Mesdames, messieurs les sénateurs, il est une heure quinze, notre débat a été assez vif, de nombreuses questions d’actualité ont été posées. Compte tenu de l’heure, il m’a fallu condenser mes propos à la fin mon intervention. Peut-être faudrait-il revoir cette façon de travailler sur les questions européennes, qui sont si importantes pour nos pays et qui méritent mieux, me semble-t-il, qu’un débat à une heure avancée. Mais, encore une fois, mesdames, messieurs les sénateurs, le Gouvernement est bien sûr à la disposition du Parlement. (Applaudissements sur les travées de l’UMP. – MM. Roland Ries et François Marc applaudissent également.)
M. Jacques Blanc. Très bien !
M. le président. Nous en avons terminé avec le débat préalable au Conseil européen des 25 et 26 mars 2010.
22
Ordre du jour
M. le président.

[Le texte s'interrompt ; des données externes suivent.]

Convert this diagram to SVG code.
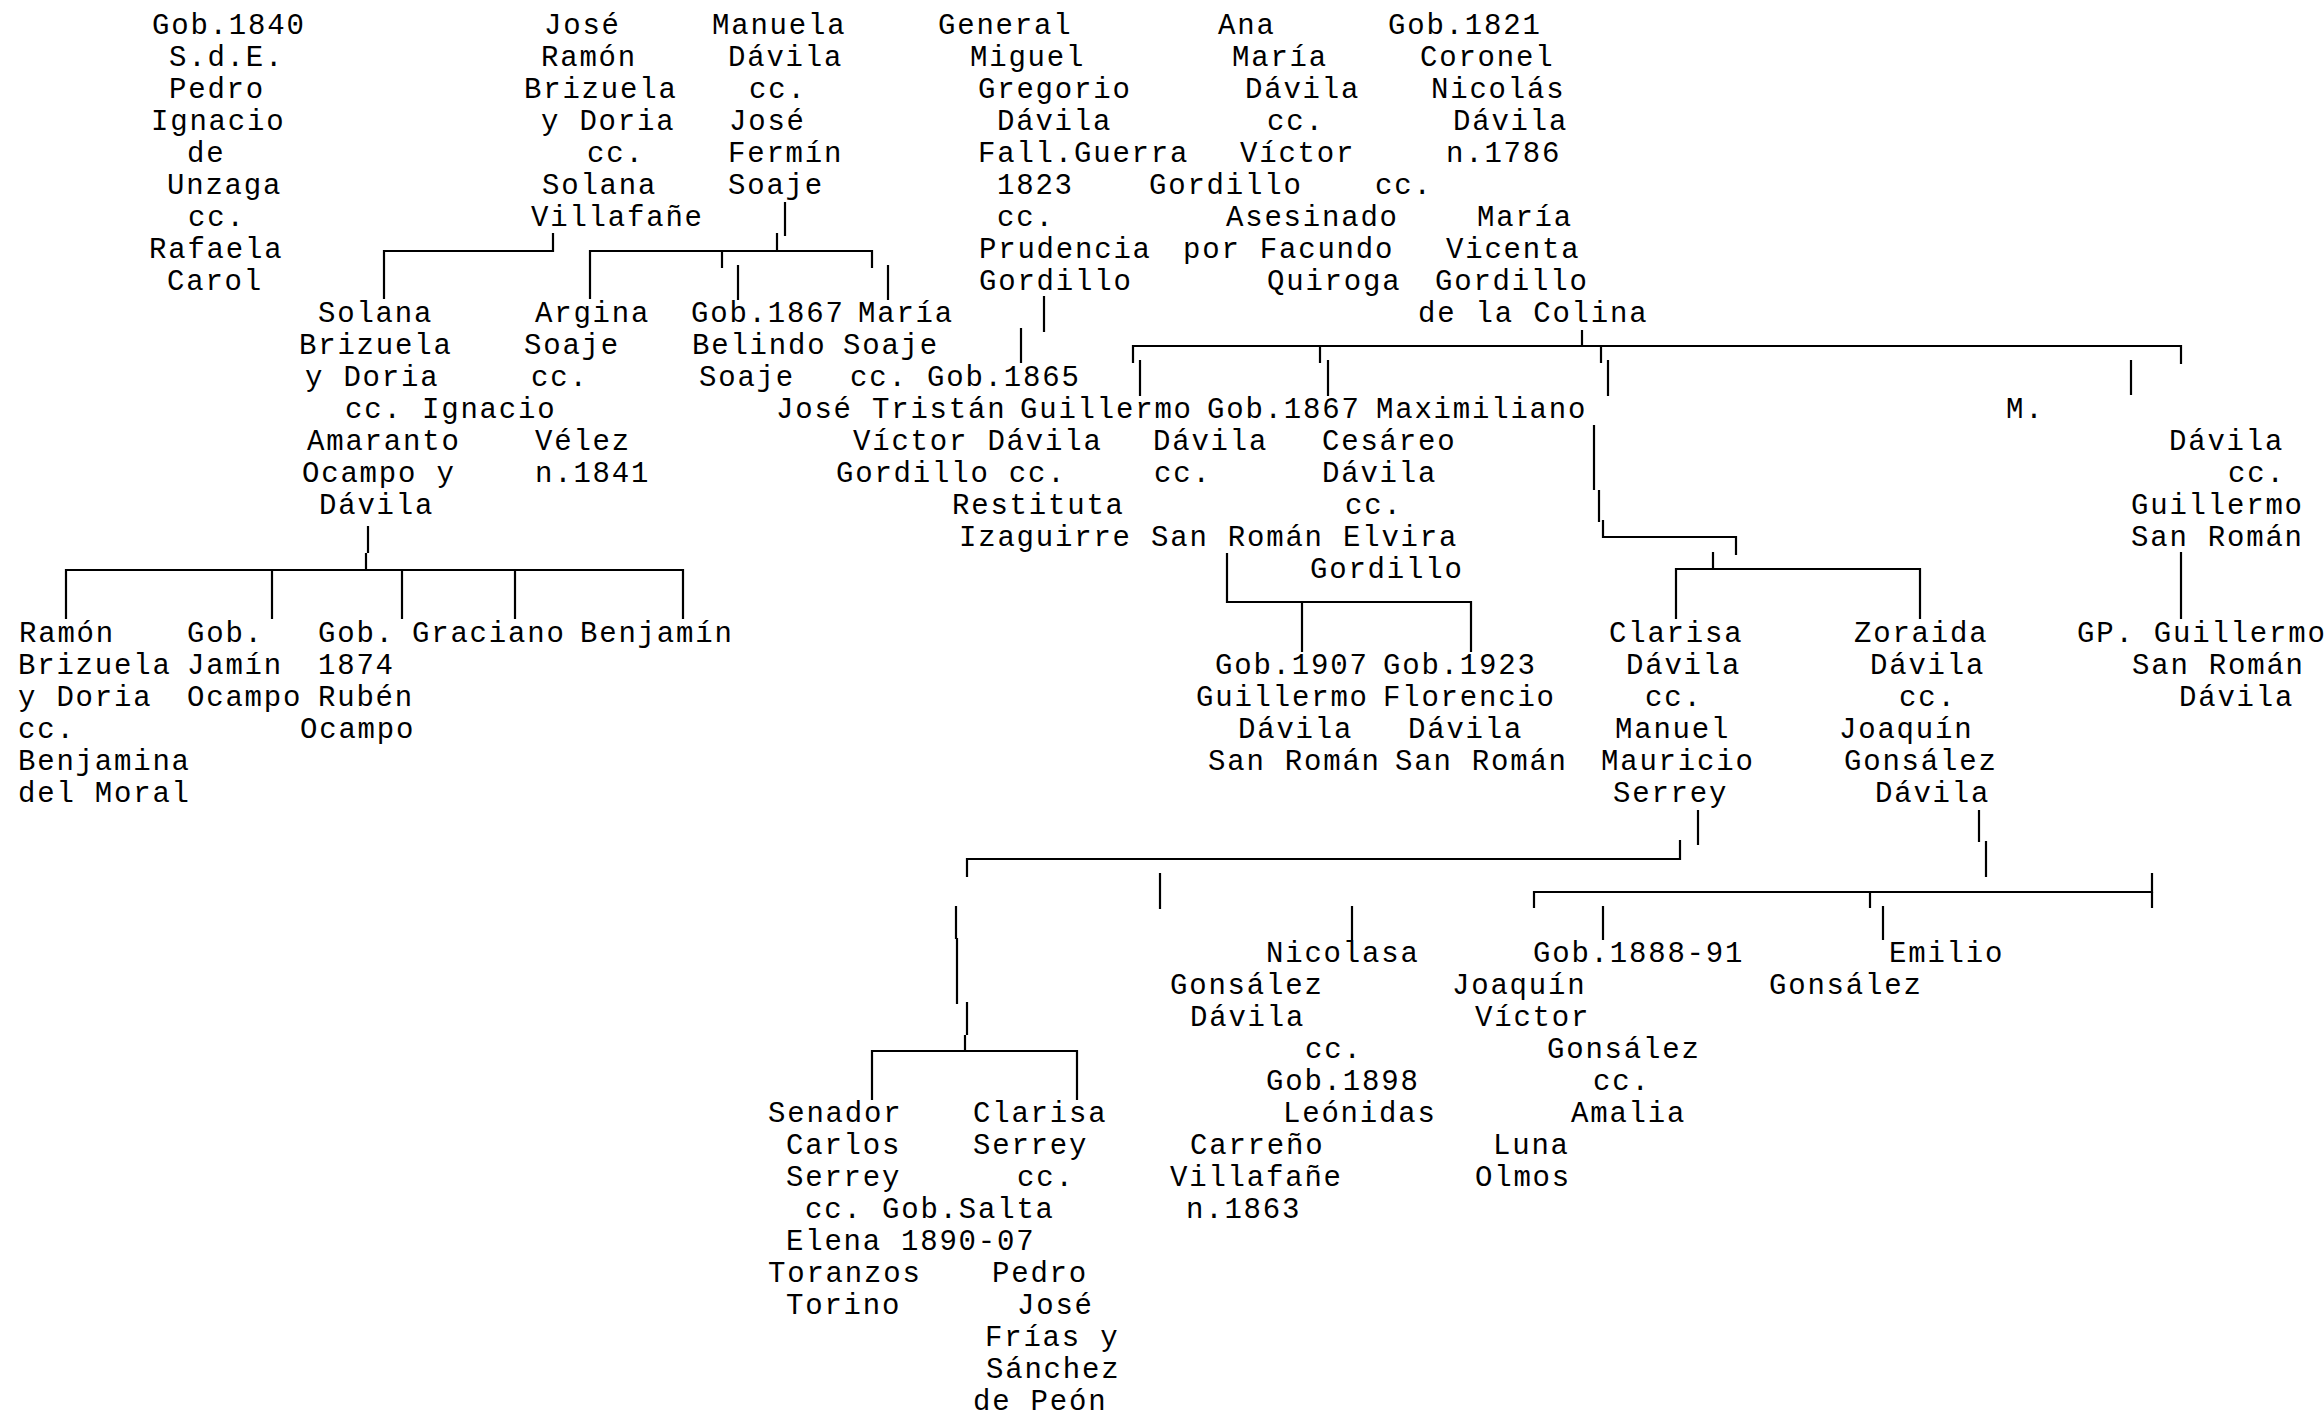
<svg xmlns="http://www.w3.org/2000/svg" width="2324" height="1417" viewBox="0 0 2324 1417">
<style>
text{font-family:"Liberation Mono","Courier New",monospace;font-size:29px;letter-spacing:1.8px;fill:#000}
.c path{fill:none;stroke:#000;stroke-width:2.2}
</style>
<rect width="2324" height="1417" fill="#fff"/>
<g class="c" id="connectors">
<path d="M553,233V251H384V299"/>
<path d="M785,202V236"/><path d="M777,233V251"/>
<path d="M590,299V251H872V268"/><path d="M722,251V268"/><path d="M738,265V300"/><path d="M888,265V300"/>
<path d="M368,526V553"/><path d="M366,553V570"/>
<path d="M66,619V570H683V619"/><path d="M272,570V619"/><path d="M402,570V619"/><path d="M515,570V619"/>
<path d="M1044,296V332"/><path d="M1021,328V363"/>
<path d="M1582,330V346"/><path d="M1133,363V346H2181V364"/>
<path d="M1140,360V396"/><path d="M1320,346V363"/><path d="M1328,360V396"/>
<path d="M1601,346V363"/><path d="M1608,360V396"/><path d="M2131,360V395"/>
<path d="M1594,425V490"/><path d="M1599,490V522"/><path d="M1603,520V537H1736V555"/>
<path d="M1713,552V569"/><path d="M1676,619V569H1920V619"/>
<path d="M1227,553V602H1471V652"/><path d="M1302,602V652"/>
<path d="M2181,552V619"/>
<path d="M1698,810V845"/><path d="M1680,840V859H967V877"/>
<path d="M1160,873V909"/><path d="M1352,906V940"/>
<path d="M956,906V939"/><path d="M957,938V1004"/><path d="M967,1002V1035"/><path d="M965,1035V1051"/>
<path d="M872,1100V1051H1077V1100"/>
<path d="M1979,810V842"/><path d="M1986,841V877"/>
<path d="M1534,908V892H2152V873"/><path d="M2152,892V908"/>
<path d="M1603,906V940"/><path d="M1870,892V908"/><path d="M1883,906V940"/>
</g>
<g id="n-unzaga"><text>
<tspan x="152" y="34">Gob.1840</tspan><tspan x="169" y="66">S.d.E.</tspan><tspan x="169" y="98">Pedro</tspan><tspan x="151" y="130">Ignacio</tspan><tspan x="187" y="162">de</tspan><tspan x="167" y="194">Unzaga</tspan><tspan x="188" y="226">cc.</tspan><tspan x="149" y="258">Rafaela</tspan><tspan x="167" y="290">Carol</tspan>
</text></g>
<g id="n-jose-ramon"><text>
<tspan x="544" y="34">José</tspan><tspan x="541" y="66">Ramón</tspan><tspan x="524" y="98">Brizuela</tspan><tspan x="541" y="130">y Doria</tspan><tspan x="587" y="162">cc.</tspan><tspan x="542" y="194">Solana</tspan><tspan x="531" y="226">Villafañe</tspan>
</text></g>
<g id="n-manuela"><text>
<tspan x="712" y="34">Manuela</tspan><tspan x="728" y="66">Dávila</tspan><tspan x="749" y="98">cc.</tspan><tspan x="729" y="130">José</tspan><tspan x="728" y="162">Fermín</tspan><tspan x="728" y="194">Soaje</tspan>
</text></g>
<g id="n-miguel"><text>
<tspan x="938" y="34">General</tspan><tspan x="970" y="66">Miguel</tspan><tspan x="978" y="98">Gregorio</tspan><tspan x="997" y="130">Dávila</tspan><tspan x="978" y="162">Fall.Guerra</tspan><tspan x="997" y="194">1823</tspan><tspan x="997" y="226">cc.</tspan><tspan x="979" y="258">Prudencia</tspan><tspan x="979" y="290">Gordillo</tspan>
</text></g>
<g id="n-ana-maria"><text>
<tspan x="1218" y="34">Ana</tspan><tspan x="1232" y="66">María</tspan><tspan x="1245" y="98">Dávila</tspan><tspan x="1267" y="130">cc.</tspan><tspan x="1240" y="162">Víctor</tspan><tspan x="1149" y="194">Gordillo</tspan><tspan x="1226" y="226">Asesinado</tspan><tspan x="1183" y="258">por Facundo</tspan><tspan x="1267" y="290">Quiroga</tspan>
</text></g>
<g id="n-nicolas"><text>
<tspan x="1388" y="34">Gob.1821</tspan><tspan x="1420" y="66">Coronel</tspan><tspan x="1431" y="98">Nicolás</tspan><tspan x="1453" y="130">Dávila</tspan><tspan x="1446" y="162">n.1786</tspan><tspan x="1375" y="194">cc.</tspan><tspan x="1477" y="226">María</tspan><tspan x="1446" y="258">Vicenta</tspan><tspan x="1435" y="290">Gordillo</tspan><tspan x="1418" y="322">de la Colina</tspan>
</text></g>
<g id="n-solana"><text>
<tspan x="318" y="322">Solana</tspan><tspan x="299" y="354">Brizuela</tspan><tspan x="305" y="386">y Doria</tspan><tspan x="345" y="418">cc.</tspan><tspan x="307" y="450">Amaranto</tspan><tspan x="302" y="482">Ocampo y</tspan><tspan x="319" y="514">Dávila</tspan>
</text></g>
<g id="n-argina"><text>
<tspan x="535" y="322">Argina</tspan><tspan x="524" y="354">Soaje</tspan><tspan x="531" y="386">cc.</tspan><tspan x="422" y="418">Ignacio</tspan><tspan x="535" y="450">Vélez</tspan><tspan x="535" y="482">n.1841</tspan>
</text></g>
<g id="n-belindo"><text>
<tspan x="691" y="322">Gob.1867</tspan><tspan x="692" y="354">Belindo</tspan><tspan x="699" y="386">Soaje</tspan>
</text></g>
<g id="n-maria-soaje"><text>
<tspan x="858" y="322">María</tspan><tspan x="843" y="354">Soaje</tspan><tspan x="850" y="386">cc.</tspan>
</text></g>
<g id="n-jose-tristan"><text>
<tspan x="927" y="386">Gob.1865</tspan><tspan x="776" y="418">José Tristán</tspan><tspan x="853" y="450">Víctor Dávila</tspan><tspan x="836" y="482">Gordillo cc.</tspan><tspan x="952" y="514">Restituta</tspan><tspan x="959" y="546">Izaguirre</tspan>
</text></g>
<g id="n-guillermo"><text>
<tspan x="1020" y="418">Guillermo</tspan><tspan x="1153" y="450">Dávila</tspan><tspan x="1154" y="482">cc.</tspan><tspan x="1151" y="546">San Román</tspan>
</text></g>
<g id="n-cesareo"><text>
<tspan x="1207" y="418">Gob.1867</tspan><tspan x="1322" y="450">Cesáreo</tspan><tspan x="1322" y="482">Dávila</tspan><tspan x="1345" y="514">cc.</tspan><tspan x="1343" y="546">Elvira</tspan><tspan x="1310" y="578">Gordillo</tspan>
</text></g>
<g id="n-maximiliano"><text>
<tspan x="1376" y="418">Maximiliano</tspan>
</text></g>
<g id="n-m-davila"><text>
<tspan x="2006" y="418">M.</tspan><tspan x="2169" y="450">Dávila</tspan><tspan x="2228" y="482">cc.</tspan><tspan x="2131" y="514">Guillermo</tspan><tspan x="2131" y="546">San Román</tspan>
</text></g>
<g id="n-ramon"><text>
<tspan x="19" y="642">Ramón</tspan><tspan x="18" y="674">Brizuela</tspan><tspan x="18" y="706">y Doria</tspan><tspan x="18" y="738">cc.</tspan><tspan x="18" y="770">Benjamina</tspan><tspan x="18" y="802">del Moral</tspan>
</text></g>
<g id="n-jamin"><text>
<tspan x="187" y="642">Gob.</tspan><tspan x="187" y="674">Jamín</tspan><tspan x="187" y="706">Ocampo</tspan>
</text></g>
<g id="n-ruben"><text>
<tspan x="318" y="642">Gob.</tspan><tspan x="318" y="674">1874</tspan><tspan x="318" y="706">Rubén</tspan><tspan x="300" y="738">Ocampo</tspan>
</text></g>
<g id="n-graciano"><text><tspan x="412" y="642">Graciano</tspan></text></g>
<g id="n-benjamin"><text><tspan x="580" y="642">Benjamín</tspan></text></g>
<g id="n-gob1907"><text>
<tspan x="1215" y="674">Gob.1907</tspan><tspan x="1196" y="706">Guillermo</tspan><tspan x="1238" y="738">Dávila</tspan><tspan x="1208" y="770">San Román</tspan>
</text></g>
<g id="n-gob1923"><text>
<tspan x="1383" y="674">Gob.1923</tspan><tspan x="1383" y="706">Florencio</tspan><tspan x="1408" y="738">Dávila</tspan><tspan x="1395" y="770">San Román</tspan>
</text></g>
<g id="n-clarisa"><text>
<tspan x="1609" y="642">Clarisa</tspan><tspan x="1626" y="674">Dávila</tspan><tspan x="1645" y="706">cc.</tspan><tspan x="1615" y="738">Manuel</tspan><tspan x="1601" y="770">Mauricio</tspan><tspan x="1613" y="802">Serrey</tspan>
</text></g>
<g id="n-zoraida"><text>
<tspan x="1854" y="642">Zoraida</tspan><tspan x="1870" y="674">Dávila</tspan><tspan x="1899" y="706">cc.</tspan><tspan x="1839" y="738">Joaquín</tspan><tspan x="1844" y="770">Gonsález</tspan><tspan x="1875" y="802">Dávila</tspan>
</text></g>
<g id="n-gp-guillermo"><text>
<tspan x="2077" y="642">GP. Guillermo</tspan><tspan x="2132" y="674">San Román</tspan><tspan x="2179" y="706">Dávila</tspan>
</text></g>
<g id="n-nicolasa"><text>
<tspan x="1266" y="962">Nicolasa</tspan><tspan x="1170" y="994">Gonsález</tspan><tspan x="1190" y="1026">Dávila</tspan><tspan x="1305" y="1058">cc.</tspan><tspan x="1266" y="1090">Gob.1898</tspan><tspan x="1283" y="1122">Leónidas</tspan><tspan x="1190" y="1154">Carreño</tspan><tspan x="1170" y="1186">Villafañe</tspan><tspan x="1186" y="1218">n.1863</tspan>
</text></g>
<g id="n-joaquin-victor"><text>
<tspan x="1533" y="962">Gob.1888-91</tspan><tspan x="1452" y="994">Joaquín</tspan><tspan x="1475" y="1026">Víctor</tspan><tspan x="1547" y="1058">Gonsález</tspan><tspan x="1593" y="1090">cc.</tspan><tspan x="1571" y="1122">Amalia</tspan><tspan x="1493" y="1154">Luna</tspan><tspan x="1475" y="1186">Olmos</tspan>
</text></g>
<g id="n-emilio"><text>
<tspan x="1889" y="962">Emilio</tspan><tspan x="1769" y="994">Gonsález</tspan>
</text></g>
<g id="n-senador"><text>
<tspan x="768" y="1122">Senador</tspan><tspan x="786" y="1154">Carlos</tspan><tspan x="786" y="1186">Serrey</tspan><tspan x="805" y="1218">cc.</tspan><tspan x="786" y="1250">Elena</tspan><tspan x="768" y="1282">Toranzos</tspan><tspan x="786" y="1314">Torino</tspan>
</text></g>
<g id="n-clarisa-serrey"><text>
<tspan x="973" y="1122">Clarisa</tspan><tspan x="973" y="1154">Serrey</tspan><tspan x="1017" y="1186">cc.</tspan><tspan x="882" y="1218">Gob.Salta</tspan><tspan x="901" y="1250">1890-07</tspan><tspan x="992" y="1282">Pedro</tspan><tspan x="1017" y="1314">José</tspan><tspan x="985" y="1346">Frías y</tspan><tspan x="986" y="1378">Sánchez</tspan><tspan x="973" y="1410">de Peón</tspan>
</text></g>
</svg>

Voici quel sera l’ordre du jour de la prochaine séance publique, précédemment fixée à aujourd’hui, mercredi 24 mars 2010, à quatorze heures trente :
1. Proposition de loi tendant à assurer l’assistance immédiate d’un avocat aux personnes placées en garde à vue, présentée par M. Jacques Mézard et plusieurs de ses collègues du groupe du RDSE (n° 208, 2009-2010).
Rapport de M. François Zocchetto, fait au nom de la commission des lois constitutionnelles, de législation, du suffrage universel, du règlement et d’administration générale (n° 327, 2009-2010).
2. Proposition de loi tendant à interdire le Bisphénol A dans les plastiques alimentaires, présentée par M. Yvon Collin et plusieurs de ses collègues du groupe du RDSE (n° 595, 2008-2009).
Rapport de M. Gérard Dériot, fait au nom de la commission des affaires sociales (n° 318, 2009-2010).
Personne ne demande la parole ?…
La séance est levée.
(La séance est levée le mercredi 24 mars 2010, à une heure quinze.)